Task instructions. Repeat verbatim only the lines from the one with "Emit a LaTeX" through the one with "(11,7) -- (1125,7);", both ends kept. Pictures stay out.

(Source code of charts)

___

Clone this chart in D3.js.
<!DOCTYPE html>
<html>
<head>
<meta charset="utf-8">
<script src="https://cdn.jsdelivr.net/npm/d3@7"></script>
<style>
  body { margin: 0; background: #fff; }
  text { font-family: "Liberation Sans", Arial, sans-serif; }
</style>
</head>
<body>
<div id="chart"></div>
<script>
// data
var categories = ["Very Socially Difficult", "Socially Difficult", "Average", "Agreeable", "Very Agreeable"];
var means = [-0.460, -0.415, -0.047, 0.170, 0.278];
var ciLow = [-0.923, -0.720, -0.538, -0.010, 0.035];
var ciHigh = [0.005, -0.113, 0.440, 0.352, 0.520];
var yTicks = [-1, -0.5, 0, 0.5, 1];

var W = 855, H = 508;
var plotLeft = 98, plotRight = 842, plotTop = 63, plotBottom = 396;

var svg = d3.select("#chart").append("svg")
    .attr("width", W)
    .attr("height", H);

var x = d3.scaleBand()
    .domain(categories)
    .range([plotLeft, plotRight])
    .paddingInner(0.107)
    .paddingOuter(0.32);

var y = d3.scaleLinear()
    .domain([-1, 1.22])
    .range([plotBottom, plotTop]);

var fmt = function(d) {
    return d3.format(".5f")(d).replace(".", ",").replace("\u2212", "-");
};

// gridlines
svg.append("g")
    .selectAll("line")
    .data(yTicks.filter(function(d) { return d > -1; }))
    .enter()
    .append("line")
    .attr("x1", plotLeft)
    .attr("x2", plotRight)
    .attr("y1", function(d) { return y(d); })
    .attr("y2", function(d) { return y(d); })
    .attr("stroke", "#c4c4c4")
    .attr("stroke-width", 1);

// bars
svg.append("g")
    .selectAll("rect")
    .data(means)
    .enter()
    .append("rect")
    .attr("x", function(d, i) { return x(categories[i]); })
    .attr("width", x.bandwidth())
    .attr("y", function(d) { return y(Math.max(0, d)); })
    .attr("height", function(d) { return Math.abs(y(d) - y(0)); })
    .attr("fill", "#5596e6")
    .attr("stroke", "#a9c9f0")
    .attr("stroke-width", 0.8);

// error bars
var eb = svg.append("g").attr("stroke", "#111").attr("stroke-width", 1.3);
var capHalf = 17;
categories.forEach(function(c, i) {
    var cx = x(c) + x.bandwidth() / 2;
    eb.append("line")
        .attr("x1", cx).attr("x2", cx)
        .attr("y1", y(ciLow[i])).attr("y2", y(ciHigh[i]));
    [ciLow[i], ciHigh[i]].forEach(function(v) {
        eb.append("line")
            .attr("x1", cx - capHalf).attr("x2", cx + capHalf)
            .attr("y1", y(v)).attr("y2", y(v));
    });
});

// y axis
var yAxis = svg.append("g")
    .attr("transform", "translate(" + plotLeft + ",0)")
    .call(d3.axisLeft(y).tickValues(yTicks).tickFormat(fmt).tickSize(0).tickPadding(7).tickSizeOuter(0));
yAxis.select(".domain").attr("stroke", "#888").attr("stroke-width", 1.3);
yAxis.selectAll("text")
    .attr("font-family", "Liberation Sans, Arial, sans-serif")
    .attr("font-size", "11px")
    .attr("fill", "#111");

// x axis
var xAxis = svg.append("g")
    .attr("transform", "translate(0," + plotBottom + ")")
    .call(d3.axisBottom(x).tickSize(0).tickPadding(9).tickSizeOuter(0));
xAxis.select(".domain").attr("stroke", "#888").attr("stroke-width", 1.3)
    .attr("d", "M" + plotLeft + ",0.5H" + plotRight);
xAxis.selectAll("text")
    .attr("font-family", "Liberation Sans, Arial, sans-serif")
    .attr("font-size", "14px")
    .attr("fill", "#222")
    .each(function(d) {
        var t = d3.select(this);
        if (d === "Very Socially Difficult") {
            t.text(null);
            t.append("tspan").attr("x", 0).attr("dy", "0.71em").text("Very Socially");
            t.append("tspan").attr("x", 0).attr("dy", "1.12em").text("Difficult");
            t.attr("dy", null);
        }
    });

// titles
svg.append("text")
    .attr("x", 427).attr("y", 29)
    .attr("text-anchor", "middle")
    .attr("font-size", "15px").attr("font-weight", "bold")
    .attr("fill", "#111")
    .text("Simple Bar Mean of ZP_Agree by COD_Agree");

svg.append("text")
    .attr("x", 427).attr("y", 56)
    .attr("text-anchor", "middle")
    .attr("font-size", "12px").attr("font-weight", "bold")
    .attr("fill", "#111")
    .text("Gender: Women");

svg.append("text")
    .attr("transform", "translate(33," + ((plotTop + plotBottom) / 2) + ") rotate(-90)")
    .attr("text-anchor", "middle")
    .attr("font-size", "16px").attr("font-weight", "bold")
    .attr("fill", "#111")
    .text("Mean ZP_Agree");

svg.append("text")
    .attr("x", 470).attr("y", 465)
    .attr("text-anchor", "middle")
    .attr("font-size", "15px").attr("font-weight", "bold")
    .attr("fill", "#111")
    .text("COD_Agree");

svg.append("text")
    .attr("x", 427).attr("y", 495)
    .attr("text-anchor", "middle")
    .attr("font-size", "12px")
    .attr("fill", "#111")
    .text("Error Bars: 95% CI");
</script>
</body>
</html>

___

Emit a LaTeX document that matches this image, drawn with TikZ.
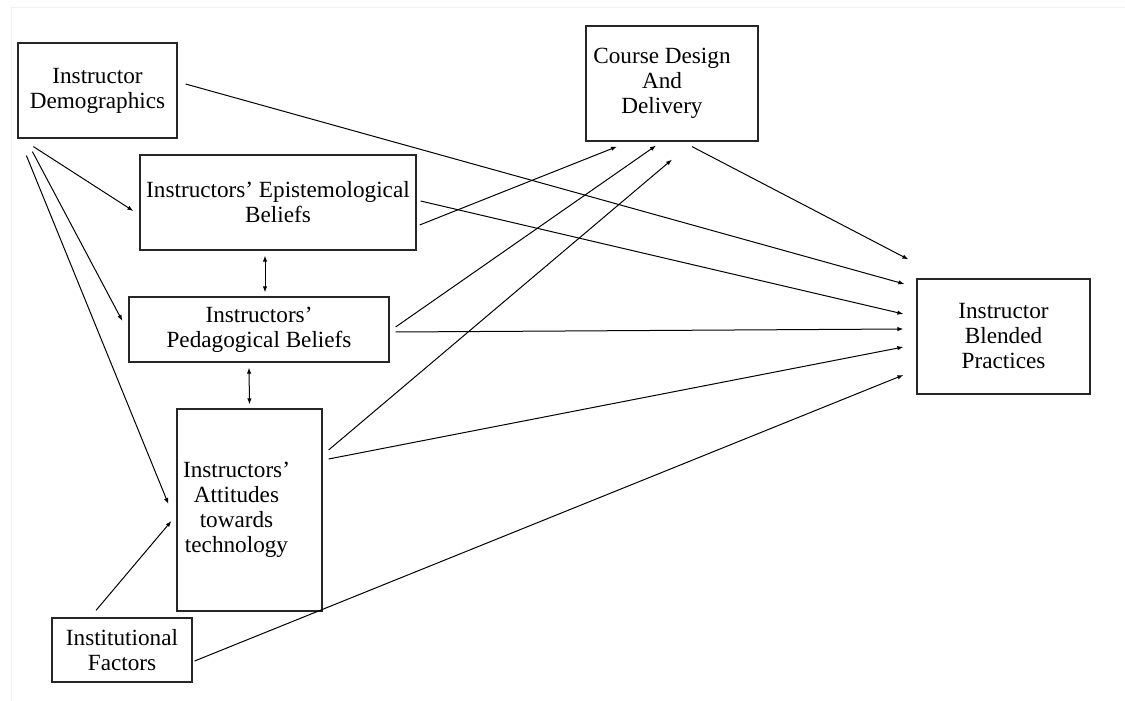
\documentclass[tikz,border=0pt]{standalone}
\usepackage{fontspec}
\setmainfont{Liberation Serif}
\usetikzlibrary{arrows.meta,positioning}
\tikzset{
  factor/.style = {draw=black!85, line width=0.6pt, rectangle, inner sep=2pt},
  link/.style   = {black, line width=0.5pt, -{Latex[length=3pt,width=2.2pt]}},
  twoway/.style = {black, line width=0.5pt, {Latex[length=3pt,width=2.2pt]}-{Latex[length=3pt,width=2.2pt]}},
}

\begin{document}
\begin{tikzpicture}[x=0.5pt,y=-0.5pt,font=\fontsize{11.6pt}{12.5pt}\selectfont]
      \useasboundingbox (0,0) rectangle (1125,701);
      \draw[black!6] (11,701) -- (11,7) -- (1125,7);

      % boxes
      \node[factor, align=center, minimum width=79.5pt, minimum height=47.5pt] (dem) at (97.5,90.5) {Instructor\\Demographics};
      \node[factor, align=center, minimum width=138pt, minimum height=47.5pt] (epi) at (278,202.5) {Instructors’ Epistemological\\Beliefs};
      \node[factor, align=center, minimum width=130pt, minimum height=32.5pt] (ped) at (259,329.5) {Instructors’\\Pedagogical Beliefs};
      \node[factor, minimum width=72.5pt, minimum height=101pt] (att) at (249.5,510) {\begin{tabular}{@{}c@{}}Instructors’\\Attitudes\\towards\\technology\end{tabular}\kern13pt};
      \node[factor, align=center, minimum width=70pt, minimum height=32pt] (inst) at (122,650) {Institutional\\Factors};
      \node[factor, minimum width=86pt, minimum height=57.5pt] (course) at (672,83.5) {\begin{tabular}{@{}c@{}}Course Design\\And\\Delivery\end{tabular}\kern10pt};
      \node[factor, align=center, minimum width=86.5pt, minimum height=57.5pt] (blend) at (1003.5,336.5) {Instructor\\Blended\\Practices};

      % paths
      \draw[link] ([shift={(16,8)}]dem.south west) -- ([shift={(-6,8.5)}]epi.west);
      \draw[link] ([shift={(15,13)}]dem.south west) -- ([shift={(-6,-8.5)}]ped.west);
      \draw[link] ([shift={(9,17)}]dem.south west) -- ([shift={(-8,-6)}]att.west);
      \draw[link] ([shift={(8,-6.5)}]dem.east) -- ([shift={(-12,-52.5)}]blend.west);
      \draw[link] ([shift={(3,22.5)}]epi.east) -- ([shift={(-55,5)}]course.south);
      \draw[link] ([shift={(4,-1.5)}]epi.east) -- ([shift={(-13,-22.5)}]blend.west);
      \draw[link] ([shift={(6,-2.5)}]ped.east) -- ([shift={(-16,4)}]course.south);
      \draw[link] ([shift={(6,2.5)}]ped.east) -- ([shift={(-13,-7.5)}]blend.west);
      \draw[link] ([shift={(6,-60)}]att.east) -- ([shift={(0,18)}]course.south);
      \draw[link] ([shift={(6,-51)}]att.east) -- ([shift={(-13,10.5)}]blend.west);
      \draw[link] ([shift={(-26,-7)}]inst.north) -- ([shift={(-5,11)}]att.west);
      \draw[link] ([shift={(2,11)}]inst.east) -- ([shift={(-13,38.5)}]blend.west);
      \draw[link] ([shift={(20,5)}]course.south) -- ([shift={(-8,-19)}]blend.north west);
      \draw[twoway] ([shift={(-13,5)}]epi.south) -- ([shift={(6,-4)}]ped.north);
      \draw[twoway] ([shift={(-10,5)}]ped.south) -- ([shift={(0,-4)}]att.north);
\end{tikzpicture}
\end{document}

___

The output.
Emit a LaTeX document that matches this image, drawn with TikZ.
\documentclass[tikz,border=0pt]{standalone}
\usepackage{fontspec}
\setmainfont{Liberation Serif}
\usetikzlibrary{arrows.meta,positioning}
\tikzset{
  factor/.style = {draw=black!85, line width=0.6pt, rectangle, inner sep=2pt},
  link/.style   = {black, line width=0.5pt, -{Latex[length=3pt,width=2.2pt]}},
  twoway/.style = {black, line width=0.5pt, {Latex[length=3pt,width=2.2pt]}-{Latex[length=3pt,width=2.2pt]}},
}

\begin{document}
\begin{tikzpicture}[x=0.5pt,y=-0.5pt,font=\fontsize{11.6pt}{12.5pt}\selectfont]
      \useasboundingbox (0,0) rectangle (1125,701);
      \draw[black!6] (11,701) -- (11,7) -- (1125,7);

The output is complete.